Despite these learning mechanisms, there are important limitations to understand. Agents cannot learn new capabilities that are not supported by their underlying model. If the model cannot reason about advanced mathematics, no amount of memory accumulation will give the agent mathematical reasoning ability. Memory-based learning works within the model existing capabilities, making the agent more efficient and accurate at tasks it can already handle, not extending it to fundamentally new capabilities.

Agents cannot learn from experiences they do not have. An agent deployed in a narrow domain (only handling billing questions) will not develop skills for a different domain (technical troubleshooting) regardless of how many billing questions it processes. Learning is domain-specific and proportional to the breadth and diversity of the agent actual experience.

Catastrophic forgetting is a risk in memory-based learning systems. As the memory store grows, older memories may be displaced by newer ones, causing the agent to forget solutions to rare problems that it encountered long ago but has not seen recently. Memory management strategies (importance-weighted retention, periodic consolidation, explicit preservation of rare but valuable memories) mitigate this risk but cannot eliminate it entirely.

The Distinction from Model Training

It is important to distinguish agent learning from model training. Model training (pretraining, fine-tuning, RLHF) modifies the model weights based on training data, producing a fundamentally different model that thinks differently about all inputs. Agent learning modifies the agent context (memory, prompts, tool configurations) without changing the model at all. The same model with different memory produces different outputs, not because the model has learned but because it has different information available to inform its reasoning.

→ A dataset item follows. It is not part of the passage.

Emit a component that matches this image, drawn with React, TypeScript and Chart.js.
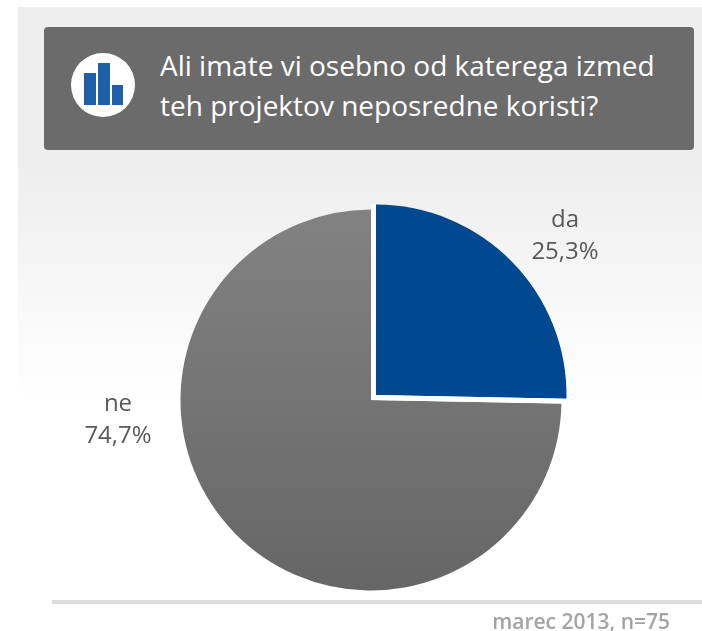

Some agent systems combine both approaches. Periodic fine-tuning uses accumulated agent interactions as training data to update the model itself. This closes the loop between deployment experience and model capability, allowing the model to internalize patterns that were previously stored only in external memory. However, fine-tuning is expensive, requires careful data curation, and carries the risk of degrading model performance on tasks outside the fine-tuning distribution.

Key Takeaway

AI agents learn through accumulating experience in external memory systems, refining behavior based on feedback, and optimizing tool usage patterns through repeated execution. This learning is real and produces measurable improvement, but it operates within the boundaries of the underlying model capabilities rather than extending them. The most effective agent learning systems combine multiple learning mechanisms and maintain careful quality control to prevent learning from bad examples.